### Work to be completed
Extract the listing in its entirety, keeping each line identical to the original.
* * *
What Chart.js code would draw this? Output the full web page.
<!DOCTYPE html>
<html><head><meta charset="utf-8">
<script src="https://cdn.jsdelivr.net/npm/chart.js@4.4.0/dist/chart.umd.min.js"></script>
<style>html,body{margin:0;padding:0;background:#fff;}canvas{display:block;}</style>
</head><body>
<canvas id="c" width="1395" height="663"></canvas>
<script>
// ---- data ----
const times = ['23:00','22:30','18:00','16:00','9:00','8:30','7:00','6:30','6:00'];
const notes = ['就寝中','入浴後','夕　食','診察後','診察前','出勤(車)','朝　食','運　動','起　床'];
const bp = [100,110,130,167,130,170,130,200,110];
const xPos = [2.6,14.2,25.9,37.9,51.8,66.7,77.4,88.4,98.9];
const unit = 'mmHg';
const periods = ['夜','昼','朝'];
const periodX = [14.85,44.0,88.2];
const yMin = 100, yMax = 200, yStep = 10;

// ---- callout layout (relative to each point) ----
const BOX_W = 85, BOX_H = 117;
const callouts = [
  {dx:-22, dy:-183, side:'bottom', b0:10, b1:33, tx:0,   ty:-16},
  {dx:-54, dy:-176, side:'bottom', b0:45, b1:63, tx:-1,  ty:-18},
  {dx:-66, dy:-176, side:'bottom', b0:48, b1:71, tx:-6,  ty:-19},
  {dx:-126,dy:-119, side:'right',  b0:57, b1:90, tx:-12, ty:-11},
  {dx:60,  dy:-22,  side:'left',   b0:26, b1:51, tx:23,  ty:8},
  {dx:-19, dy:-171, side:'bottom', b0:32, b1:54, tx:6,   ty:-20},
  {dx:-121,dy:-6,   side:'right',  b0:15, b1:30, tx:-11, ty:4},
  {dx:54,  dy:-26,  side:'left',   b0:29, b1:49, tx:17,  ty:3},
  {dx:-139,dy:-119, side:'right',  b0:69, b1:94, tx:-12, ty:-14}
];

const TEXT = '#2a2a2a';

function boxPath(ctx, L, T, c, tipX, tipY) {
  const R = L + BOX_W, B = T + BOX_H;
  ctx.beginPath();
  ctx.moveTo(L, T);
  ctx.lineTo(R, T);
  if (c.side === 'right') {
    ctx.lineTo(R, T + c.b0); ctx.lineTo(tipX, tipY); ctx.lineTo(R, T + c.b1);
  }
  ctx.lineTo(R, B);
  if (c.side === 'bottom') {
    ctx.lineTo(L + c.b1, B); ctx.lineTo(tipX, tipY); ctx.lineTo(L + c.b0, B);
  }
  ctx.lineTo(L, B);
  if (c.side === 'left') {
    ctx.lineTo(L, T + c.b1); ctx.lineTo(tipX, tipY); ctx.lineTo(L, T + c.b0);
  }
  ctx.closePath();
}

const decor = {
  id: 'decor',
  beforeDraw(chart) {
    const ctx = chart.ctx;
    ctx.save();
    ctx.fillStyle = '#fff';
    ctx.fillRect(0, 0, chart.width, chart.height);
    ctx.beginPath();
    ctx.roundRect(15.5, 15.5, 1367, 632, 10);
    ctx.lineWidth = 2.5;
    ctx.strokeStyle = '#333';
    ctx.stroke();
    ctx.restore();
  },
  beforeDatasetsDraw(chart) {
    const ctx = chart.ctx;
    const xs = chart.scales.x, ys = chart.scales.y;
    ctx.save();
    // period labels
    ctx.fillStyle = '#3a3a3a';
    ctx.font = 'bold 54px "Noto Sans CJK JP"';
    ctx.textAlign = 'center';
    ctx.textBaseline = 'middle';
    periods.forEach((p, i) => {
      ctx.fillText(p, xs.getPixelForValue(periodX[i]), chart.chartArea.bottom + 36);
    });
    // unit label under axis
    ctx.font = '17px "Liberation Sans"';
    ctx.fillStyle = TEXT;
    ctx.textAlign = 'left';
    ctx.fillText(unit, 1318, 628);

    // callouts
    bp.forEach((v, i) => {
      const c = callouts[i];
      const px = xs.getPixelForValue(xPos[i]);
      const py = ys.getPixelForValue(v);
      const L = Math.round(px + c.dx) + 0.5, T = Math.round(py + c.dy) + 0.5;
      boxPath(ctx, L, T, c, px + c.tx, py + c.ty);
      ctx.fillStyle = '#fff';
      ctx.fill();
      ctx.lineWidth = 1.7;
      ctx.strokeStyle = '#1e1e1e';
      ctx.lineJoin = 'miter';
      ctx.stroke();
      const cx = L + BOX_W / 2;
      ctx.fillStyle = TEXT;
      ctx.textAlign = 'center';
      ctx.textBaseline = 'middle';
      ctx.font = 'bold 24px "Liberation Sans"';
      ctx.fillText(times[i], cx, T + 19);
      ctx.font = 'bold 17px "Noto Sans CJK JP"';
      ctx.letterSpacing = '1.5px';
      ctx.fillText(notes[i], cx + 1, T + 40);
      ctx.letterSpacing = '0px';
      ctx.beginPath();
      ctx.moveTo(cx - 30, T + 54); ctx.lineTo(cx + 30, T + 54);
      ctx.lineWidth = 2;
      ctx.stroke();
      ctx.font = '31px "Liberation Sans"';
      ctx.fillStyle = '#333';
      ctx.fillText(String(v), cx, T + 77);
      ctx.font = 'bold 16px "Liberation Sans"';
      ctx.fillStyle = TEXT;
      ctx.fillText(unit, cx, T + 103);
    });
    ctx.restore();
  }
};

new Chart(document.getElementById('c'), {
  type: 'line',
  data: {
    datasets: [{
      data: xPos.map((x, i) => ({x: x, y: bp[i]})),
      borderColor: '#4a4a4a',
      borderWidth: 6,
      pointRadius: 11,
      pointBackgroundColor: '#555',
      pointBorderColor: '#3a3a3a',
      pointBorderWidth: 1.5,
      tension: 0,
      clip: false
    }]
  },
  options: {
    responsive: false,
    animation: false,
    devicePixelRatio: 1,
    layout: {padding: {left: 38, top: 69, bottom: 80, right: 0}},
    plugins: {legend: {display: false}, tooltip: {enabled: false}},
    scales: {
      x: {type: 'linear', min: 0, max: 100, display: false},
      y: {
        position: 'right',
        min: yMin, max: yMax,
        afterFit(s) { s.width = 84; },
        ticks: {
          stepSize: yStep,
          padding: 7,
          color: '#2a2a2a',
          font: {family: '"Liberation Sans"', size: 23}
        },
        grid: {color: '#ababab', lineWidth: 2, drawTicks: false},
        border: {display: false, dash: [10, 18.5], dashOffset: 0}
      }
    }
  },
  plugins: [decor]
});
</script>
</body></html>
* * *
### The solution
What Chart.js code would draw this? Output the full web page.
<!DOCTYPE html>
<html><head><meta charset="utf-8">
<script src="https://cdn.jsdelivr.net/npm/chart.js@4.4.0/dist/chart.umd.min.js"></script>
<style>html,body{margin:0;padding:0;background:#fff;}canvas{display:block;}</style>
</head><body>
<canvas id="c" width="1395" height="663"></canvas>
<script>
// ---- data ----
const times = ['23:00','22:30','18:00','16:00','9:00','8:30','7:00','6:30','6:00'];
const notes = ['就寝中','入浴後','夕　食','診察後','診察前','出勤(車)','朝　食','運　動','起　床'];
const bp = [100,110,130,167,130,170,130,200,110];
const xPos = [2.6,14.2,25.9,37.9,51.8,66.7,77.4,88.4,98.9];
const unit = 'mmHg';
const periods = ['夜','昼','朝'];
const periodX = [14.85,44.0,88.2];
const yMin = 100, yMax = 200, yStep = 10;

// ---- callout layout (relative to each point) ----
const BOX_W = 85, BOX_H = 117;
const callouts = [
  {dx:-22, dy:-183, side:'bottom', b0:10, b1:33, tx:0,   ty:-16},
  {dx:-54, dy:-176, side:'bottom', b0:45, b1:63, tx:-1,  ty:-18},
  {dx:-66, dy:-176, side:'bottom', b0:48, b1:71, tx:-6,  ty:-19},
  {dx:-126,dy:-119, side:'right',  b0:57, b1:90, tx:-12, ty:-11},
  {dx:60,  dy:-22,  side:'left',   b0:26, b1:51, tx:23,  ty:8},
  {dx:-19, dy:-171, side:'bottom', b0:32, b1:54, tx:6,   ty:-20},
  {dx:-121,dy:-6,   side:'right',  b0:15, b1:30, tx:-11, ty:4},
  {dx:54,  dy:-26,  side:'left',   b0:29, b1:49, tx:17,  ty:3},
  {dx:-139,dy:-119, side:'right',  b0:69, b1:94, tx:-12, ty:-14}
];

const TEXT = '#2a2a2a';

function boxPath(ctx, L, T, c, tipX, tipY) {
  const R = L + BOX_W, B = T + BOX_H;
  ctx.beginPath();
  ctx.moveTo(L, T);
  ctx.lineTo(R, T);
  if (c.side === 'right') {
    ctx.lineTo(R, T + c.b0); ctx.lineTo(tipX, tipY); ctx.lineTo(R, T + c.b1);
  }
  ctx.lineTo(R, B);
  if (c.side === 'bottom') {
    ctx.lineTo(L + c.b1, B); ctx.lineTo(tipX, tipY); ctx.lineTo(L + c.b0, B);
  }
  ctx.lineTo(L, B);
  if (c.side === 'left') {
    ctx.lineTo(L, T + c.b1); ctx.lineTo(tipX, tipY); ctx.lineTo(L, T + c.b0);
  }
  ctx.closePath();
}

const decor = {
  id: 'decor',
  beforeDraw(chart) {
    const ctx = chart.ctx;
    ctx.save();
    ctx.fillStyle = '#fff';
    ctx.fillRect(0, 0, chart.width, chart.height);
    ctx.beginPath();
    ctx.roundRect(15.5, 15.5, 1367, 632, 10);
    ctx.lineWidth = 2.5;
    ctx.strokeStyle = '#333';
    ctx.stroke();
    ctx.restore();
  },
  beforeDatasetsDraw(chart) {
    const ctx = chart.ctx;
    const xs = chart.scales.x, ys = chart.scales.y;
    ctx.save();
    // period labels
    ctx.fillStyle = '#3a3a3a';
    ctx.font = 'bold 54px "Noto Sans CJK JP"';
    ctx.textAlign = 'center';
    ctx.textBaseline = 'middle';
    periods.forEach((p, i) => {
      ctx.fillText(p, xs.getPixelForValue(periodX[i]), chart.chartArea.bottom + 36);
    });
    // unit label under axis
    ctx.font = '17px "Liberation Sans"';
    ctx.fillStyle = TEXT;
    ctx.textAlign = 'left';
    ctx.fillText(unit, 1318, 628);

    // callouts
    bp.forEach((v, i) => {
      const c = callouts[i];
      const px = xs.getPixelForValue(xPos[i]);
      const py = ys.getPixelForValue(v);
      const L = Math.round(px + c.dx) + 0.5, T = Math.round(py + c.dy) + 0.5;
      boxPath(ctx, L, T, c, px + c.tx, py + c.ty);
      ctx.fillStyle = '#fff';
      ctx.fill();
      ctx.lineWidth = 1.7;
      ctx.strokeStyle = '#1e1e1e';
      ctx.lineJoin = 'miter';
      ctx.stroke();
      const cx = L + BOX_W / 2;
      ctx.fillStyle = TEXT;
      ctx.textAlign = 'center';
      ctx.textBaseline = 'middle';
      ctx.font = 'bold 24px "Liberation Sans"';
      ctx.fillText(times[i], cx, T + 19);
      ctx.font = 'bold 17px "Noto Sans CJK JP"';
      ctx.letterSpacing = '1.5px';
      ctx.fillText(notes[i], cx + 1, T + 40);
      ctx.letterSpacing = '0px';
      ctx.beginPath();
      ctx.moveTo(cx - 30, T + 54); ctx.lineTo(cx + 30, T + 54);
      ctx.lineWidth = 2;
      ctx.stroke();
      ctx.font = '31px "Liberation Sans"';
      ctx.fillStyle = '#333';
      ctx.fillText(String(v), cx, T + 77);
      ctx.font = 'bold 16px "Liberation Sans"';
      ctx.fillStyle = TEXT;
      ctx.fillText(unit, cx, T + 103);
    });
    ctx.restore();
  }
};

new Chart(document.getElementById('c'), {
  type: 'line',
  data: {
    datasets: [{
      data: xPos.map((x, i) => ({x: x, y: bp[i]})),
      borderColor: '#4a4a4a',
      borderWidth: 6,
      pointRadius: 11,
      pointBackgroundColor: '#555',
      pointBorderColor: '#3a3a3a',
      pointBorderWidth: 1.5,
      tension: 0,
      clip: false
    }]
  },
  options: {
    responsive: false,
    animation: false,
    devicePixelRatio: 1,
    layout: {padding: {left: 38, top: 69, bottom: 80, right: 0}},
    plugins: {legend: {display: false}, tooltip: {enabled: false}},
    scales: {
      x: {type: 'linear', min: 0, max: 100, display: false},
      y: {
        position: 'right',
        min: yMin, max: yMax,
        afterFit(s) { s.width = 84; },
        ticks: {
          stepSize: yStep,
          padding: 7,
          color: '#2a2a2a',
          font: {family: '"Liberation Sans"', size: 23}
        },
        grid: {color: '#ababab', lineWidth: 2, drawTicks: false},
        border: {display: false, dash: [10, 18.5], dashOffset: 0}
      }
    }
  },
  plugins: [decor]
});
</script>
</body></html>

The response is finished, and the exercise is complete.